The findings come ahead of the launch of two new Raspberry Pi computers to the International Space Station (ISS) later this month to power the Astro Pi Challenge: Mission Zero.
The educational Science technology, engineering, and mathematics (Stem) challenge is run by the Raspberry Pi Foundation in partnership with the European Space Agency.
Children and teenagers are asked to write a simple computer code and conduct an experiment that runs on board the International Space Station (ISS).
The new computers will be launched on board the SpaceX Dragon cargo rocket from the Kennedy Space Centre.
They will replace older, less-advanced models called Ed and Izzy that were originally deployed as part of Tim Peake’s Principia mission in 2015.
BritishESA astronaut Tim Peake said: “Stem really does help young people reach for the stars.
“It’s clear parents want to do more to help excite their kids about science, technology and coding.
“I had the privilege to take the first Astro Pi computers to the International Space Station in 2015.
“Since then, more than 50,000 children have run experiments and sent messages into orbit.”
The survey of 4,000 adults across the UK was conducted by Opinium Research and suggests that parents are particularly worried about their own knowledge gaps.

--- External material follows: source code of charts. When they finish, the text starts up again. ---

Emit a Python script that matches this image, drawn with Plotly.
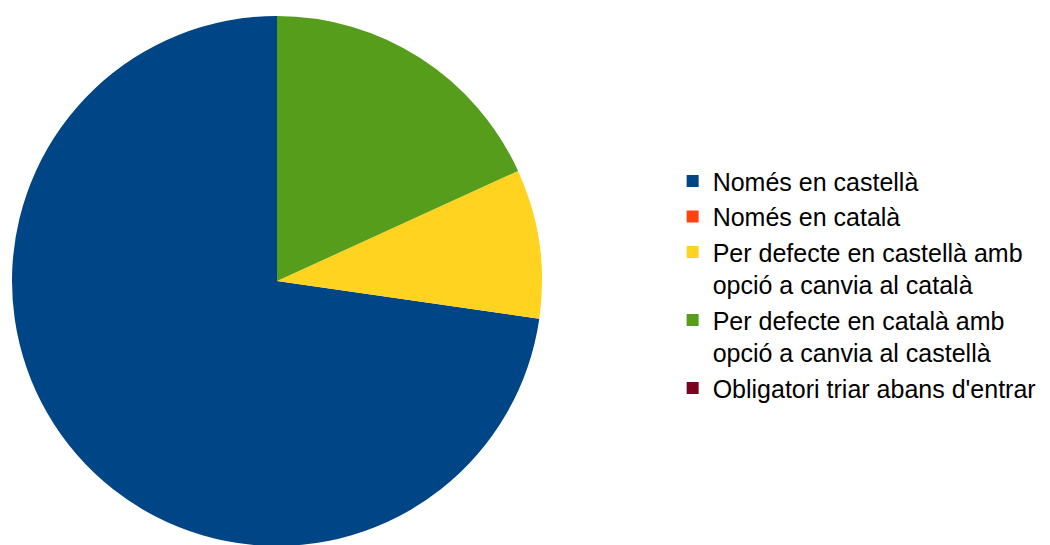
import plotly.graph_objects as go

labels = [
    "Només en castellà",
    "Només en català",
    "Per defecte en castellà amb<br>opció a canvia al català",
    "Per defecte en català amb<br>opció a canvia al castellà",
    "Obligatori triar abans d'entrar",
]
values = [8, 0, 1, 2, 0]
colors = ["#004586", "#ff420e", "#ffd320", "#579d1c", "#7e0021"]

fig = go.Figure(go.Pie(
    labels=labels,
    values=values,
    sort=False,
    direction="counterclockwise",
    rotation=98.18,
    marker=dict(colors=colors, line=dict(width=0)),
    textinfo="none",
    hoverinfo="label+value+percent",
    domain=dict(x=[4 / 1050, 534 / 1050], y=[7 / 545, 537 / 545]),
))

fig.update_layout(
    width=1050,
    height=545,
    margin=dict(l=0, r=0, t=0, b=0),
    paper_bgcolor="white",
    plot_bgcolor="white",
    font=dict(family="Liberation Sans, Arial, sans-serif", color="#000000"),
    legend=dict(
        x=0.633,
        y=0.492,
        xanchor="left",
        yanchor="middle",
        font=dict(size=25),
        valign="top",
        itemwidth=30,
        bgcolor="rgba(0,0,0,0)",
    ),
)

fig.write_html("out.html")
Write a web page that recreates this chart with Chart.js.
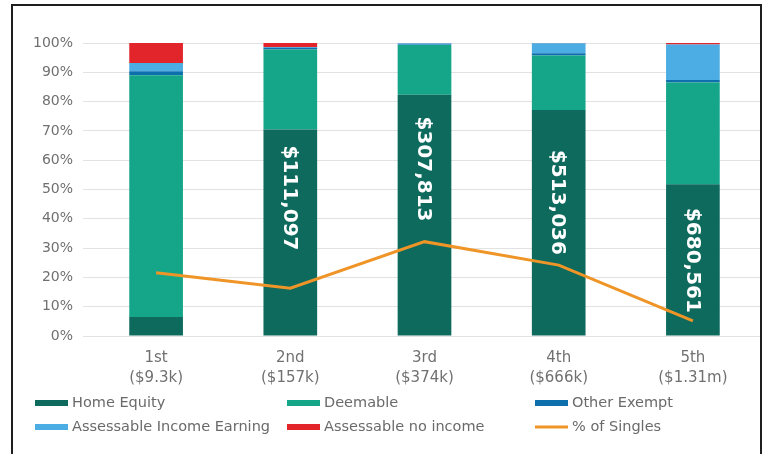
<!DOCTYPE html>
<html>
<head>
<meta charset="utf-8">
<script src="https://cdn.jsdelivr.net/npm/chart.js@4.4.1/dist/chart.umd.min.js"></script>
<style>
  html, body { margin: 0; padding: 0; background: #fff; overflow: hidden; }
  #wrap { position: relative; width: 771px; height: 454px; }
  #frame {
    position: absolute; left: 11px; top: 4px; width: 751px; height: 480px;
    box-sizing: border-box; border: 2px solid #1e1e1e; pointer-events: none;
  }
</style>
</head>
<body>
<div id="wrap">
  <canvas id="myChart" width="771" height="454"></canvas>
  <div id="frame"></div>
</div>
<script>
const quintiles = [["1st", "($9.3k)"], ["2nd", "($157k)"], ["3rd", "($374k)"], ["4th", "($666k)"], ["5th", "($1.31m)"]];

// share of assets, percent
const homeEquity = [6.5, 70.5, 82.3, 77.1, 51.8];
const deemable = [82.5, 27.3, 17.0, 18.6, 34.7];
const otherExempt = [1.4, 0.6, 0.2, 0.8, 0.9];
const assessableEarning = [2.8, 0.2, 0.4, 3.4, 12.1];
const assessableNoIncome = [6.8, 1.4, 0.1, 0.1, 0.5];
const pctSingles = [21.6, 16.3, 32.2, 24.2, 5.2];

// average home equity written inside the bars, and where (in %) it sits
const equityLabels = ["", "$111,097", "$307,813", "$513,036", "$680,561"];
const equityLabelAt = [0, 47.1, 57.0, 45.6, 25.8];

const yTicks = [0, 10, 20, 30, 40, 50, 60, 70, 80, 90, 100];

const FONT = "'DejaVu Sans', Verdana, sans-serif";

const ctx = document.getElementById("myChart").getContext("2d");

const bar = (label, values, color) => ({
  type: "bar",
  label: label,
  data: values,
  backgroundColor: color,
  borderWidth: 0,
  stack: "s",
  order: 1,
  categoryPercentage: 1,
  barPercentage: 0.4,
});

const data = {
  labels: quintiles,
  datasets: [
    {
      type: "line",
      label: "% of Singles",
      data: pctSingles,
      borderColor: "#ef9528",
      backgroundColor: "#ef9528",
      borderWidth: 3,
      pointRadius: 0,
      tension: 0,
      order: 0,
    },
    bar("Home Equity", homeEquity, "#0d6a5d"),
    bar("Deemable", deemable, "#15a68a"),
    bar("Other Exempt", otherExempt, "#0d6fab"),
    bar("Assessable Income Earning", assessableEarning, "#4bade3"),
    bar("Assessable no income", assessableNoIncome, "#e1252a"),
  ],
};

// white rotated dollar values on the home equity segments
const equityText = {
  id: "equityText",
  afterDatasetsDraw(chart) {
    const meta = chart.getDatasetMeta(1);
    const y = chart.scales.y;
    const c = chart.ctx;
    c.save();
    c.fillStyle = "#ffffff";
    c.font = "bold 20px " + FONT;
    c.textAlign = "center";
    c.textBaseline = "middle";
    meta.data.forEach((el, i) => {
      if (!equityLabels[i]) return;
      c.save();
      c.translate(el.x, y.getPixelForValue(equityLabelAt[i]));
      c.rotate(Math.PI / 2);
      c.fillText(equityLabels[i], 0, 1);
      c.restore();
    });
    c.restore();
  },
};

// three-column legend under the axis
const gridLegend = {
  id: "gridLegend",
  afterDraw(chart) {
    const c = chart.ctx;
    const order = [1, 2, 3, 4, 5, 0];
    const cols = [35, 287, 535];
    const rows = [403, 427];
    c.save();
    c.font = "14.5px " + FONT;
    c.textBaseline = "middle";
    c.textAlign = "left";
    order.forEach((di, k) => {
      const ds = chart.data.datasets[di];
      const x = cols[k % 3];
      const yy = rows[Math.floor(k / 3)];
      if (ds.type === "line") {
        c.strokeStyle = ds.borderColor;
        c.lineWidth = 3;
        c.beginPath();
        c.moveTo(x, yy);
        c.lineTo(x + 33, yy);
        c.stroke();
      } else {
        c.fillStyle = ds.backgroundColor;
        c.fillRect(x, yy - 3, 33, 6);
      }
      c.fillStyle = "#6a6a6a";
      c.fillText(ds.label, x + 37, yy);
    });
    c.restore();
  },
};

const config = {
  data: data,
  options: {
    responsive: false,
    animation: false,
    layout: { padding: { top: 43, right: 11, bottom: 0, left: 0 } },
    plugins: {
      legend: { display: false },
      tooltip: { enabled: false },
    },
    scales: {
      x: {
        stacked: true,
        grid: { display: false, drawTicks: false },
        border: { display: false },
        ticks: {
          color: "#707070",
          padding: 12,
          font: { family: FONT, size: 15, lineHeight: 1.35 },
        },
        afterFit(scale) { scale.height = 118; },
      },
      y: {
        stacked: true,
        min: 0,
        max: 100,
        afterBuildTicks(scale) { scale.ticks = yTicks.map(v => ({ value: v })); },
        grid: { color: "#e2e2e2", lineWidth: 1, tickLength: 6 },
        border: { display: false },
        ticks: {
          color: "#707070",
          padding: 10,
          font: { family: FONT, size: 14 },
          callback: v => v + "%",
        },
        afterFit(scale) { scale.width = 89; },
      },
    },
  },
  plugins: [equityText, gridLegend],
};

const myChart = new Chart(ctx, config);
</script>
</body>
</html>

It found that 46% of parents worried about supporting their child with Stem because they did not feel confident about it themselves.
While 65% of parents say that they want to know more about what their children learn at school.
More than half of parents (52%) said they regularly helped their children with their science homework, but 39% admitted to not understanding as much of it as they would like.
The European Astro Pi Challenge: Mission Zero is aimed at coding beginners and primary school children.
It guides the youngsters through the steps of writing a computer programme to measure the humidity on the ISS, and they can also share a personal message.
The challenge is free, takes between 20 minutes and an hour to complete and can be done at home or in the classroom through the Astro Pi website: astro-pi.org.